Nick Pope / Getty Images

You don't have to be dissatisfied with the color selection of fabric paints if you have a vast palette of acrylics—but you can't just paint plain acrylics onto fabric and expect them to work well over the long haul. It's not just a matter of thinning them down with water or vinegar to make them flow better off of the brush and onto the fabric surface. Vinegar is good for a lot of things (especially cleaning grime off of this or that, as it's a mild acid), but fixing paint to fabric is not one of them.

Expert Sarah Sands, technical services supervisor at Golden Artist Colors, weighed in about vinegar:

"Water-based artists’ acrylics need to be in an alkaline environment to be stable and are very sensitive to changes in pH. In fact, if the overall pH drifts too much towards neutral, you can often get a cottage-cheesy texture as the low pH will cause the binder to coagulate. As vinegar is an acid, it is the absolute opposite of where the acrylic system likes to be and adding even a small amount will likely cause it to react negatively, and we would not recommend it. Although it is a good lesson in acrylic polymer chemistry!"

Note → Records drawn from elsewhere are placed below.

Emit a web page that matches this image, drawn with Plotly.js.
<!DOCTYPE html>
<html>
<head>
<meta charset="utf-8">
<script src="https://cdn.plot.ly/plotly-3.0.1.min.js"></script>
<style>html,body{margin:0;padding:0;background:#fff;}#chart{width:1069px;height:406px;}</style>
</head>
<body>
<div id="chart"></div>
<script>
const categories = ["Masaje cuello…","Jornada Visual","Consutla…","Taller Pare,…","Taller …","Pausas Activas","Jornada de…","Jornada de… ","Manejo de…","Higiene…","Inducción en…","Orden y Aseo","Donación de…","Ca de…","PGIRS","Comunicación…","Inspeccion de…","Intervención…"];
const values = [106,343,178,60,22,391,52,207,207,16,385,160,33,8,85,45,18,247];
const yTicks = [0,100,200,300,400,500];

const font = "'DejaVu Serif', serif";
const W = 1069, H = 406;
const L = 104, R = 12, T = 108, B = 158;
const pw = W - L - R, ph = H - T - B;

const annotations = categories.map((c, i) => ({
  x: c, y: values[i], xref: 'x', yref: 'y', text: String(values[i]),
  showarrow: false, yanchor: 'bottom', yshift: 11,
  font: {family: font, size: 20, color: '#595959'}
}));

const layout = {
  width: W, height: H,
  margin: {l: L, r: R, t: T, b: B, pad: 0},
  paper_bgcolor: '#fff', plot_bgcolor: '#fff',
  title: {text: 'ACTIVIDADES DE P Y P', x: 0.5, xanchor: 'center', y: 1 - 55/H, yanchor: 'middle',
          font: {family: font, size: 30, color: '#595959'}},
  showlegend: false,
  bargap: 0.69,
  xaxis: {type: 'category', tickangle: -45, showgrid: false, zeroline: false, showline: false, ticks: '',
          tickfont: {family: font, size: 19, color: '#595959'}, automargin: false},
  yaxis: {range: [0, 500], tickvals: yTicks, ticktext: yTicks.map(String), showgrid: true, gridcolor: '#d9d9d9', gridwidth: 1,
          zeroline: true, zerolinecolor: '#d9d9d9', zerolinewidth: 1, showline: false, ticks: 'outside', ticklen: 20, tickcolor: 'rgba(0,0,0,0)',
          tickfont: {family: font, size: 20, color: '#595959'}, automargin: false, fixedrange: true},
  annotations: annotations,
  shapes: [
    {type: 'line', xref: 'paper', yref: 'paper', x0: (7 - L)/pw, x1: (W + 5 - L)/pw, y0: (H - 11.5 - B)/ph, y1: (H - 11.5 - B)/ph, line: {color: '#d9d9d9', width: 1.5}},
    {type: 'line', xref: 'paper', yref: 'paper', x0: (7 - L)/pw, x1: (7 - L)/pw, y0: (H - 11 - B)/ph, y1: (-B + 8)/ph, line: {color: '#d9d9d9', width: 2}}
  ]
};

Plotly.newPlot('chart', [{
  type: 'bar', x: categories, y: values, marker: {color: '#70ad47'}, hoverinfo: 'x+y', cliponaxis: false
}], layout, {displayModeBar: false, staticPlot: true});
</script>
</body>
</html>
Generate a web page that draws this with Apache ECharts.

The most likely theory about using vinegar and paint for fabric may have come from the use of vinegar to help fix fabric dyes. But dyes and paint work differently: to vastly oversimplify it, dyes penetrate the fibers, whereas paint sits on top. Placing a vinegar-soaked cloth over the acrylic paint before ironing won't help acrylic paint stick to the material; it's the binder in the paint that does that, helped by the heat.

Textile Medium

The product you need to turn acrylic paint into fabric paint is called textile medium or fabric painting medium, such as Golden's GAC900 or another brand. Adding this substance to acrylic paint makes the paint flex with the fabric, instead of drying stiff, cracking, and flaking off when it's washed—or washing out completely, if it's washable acrylic paint. Textile medium also thins the paint for better coverage and flow, as acrylic is typically too thick out of the tube to paint well on fabric. Just follow the directions on the bottle for the appropriate ratio to mix with your paint before decorating your piece.

There are no requirements as to how you apply the thinned paint mixture to your piece. If you don't want to use brushes, you can sponge-paint or use decorative stamps as well. When you're finished with your design, let it dry thoroughly (likely overnight or for 24 hours), then you heat-set the design, typically with an iron, before washing, to make the design permanent. See the instructions on the particular product for best results.

Thinned fabric medium can also be applied directly to printed fabric that's not color-fast to make it more resistant to water, for example, in upcycling a printed burlap coffee or rice bag or cotton cloth sack into a purse or table runner. It prevents the color from running, should the piece get wet.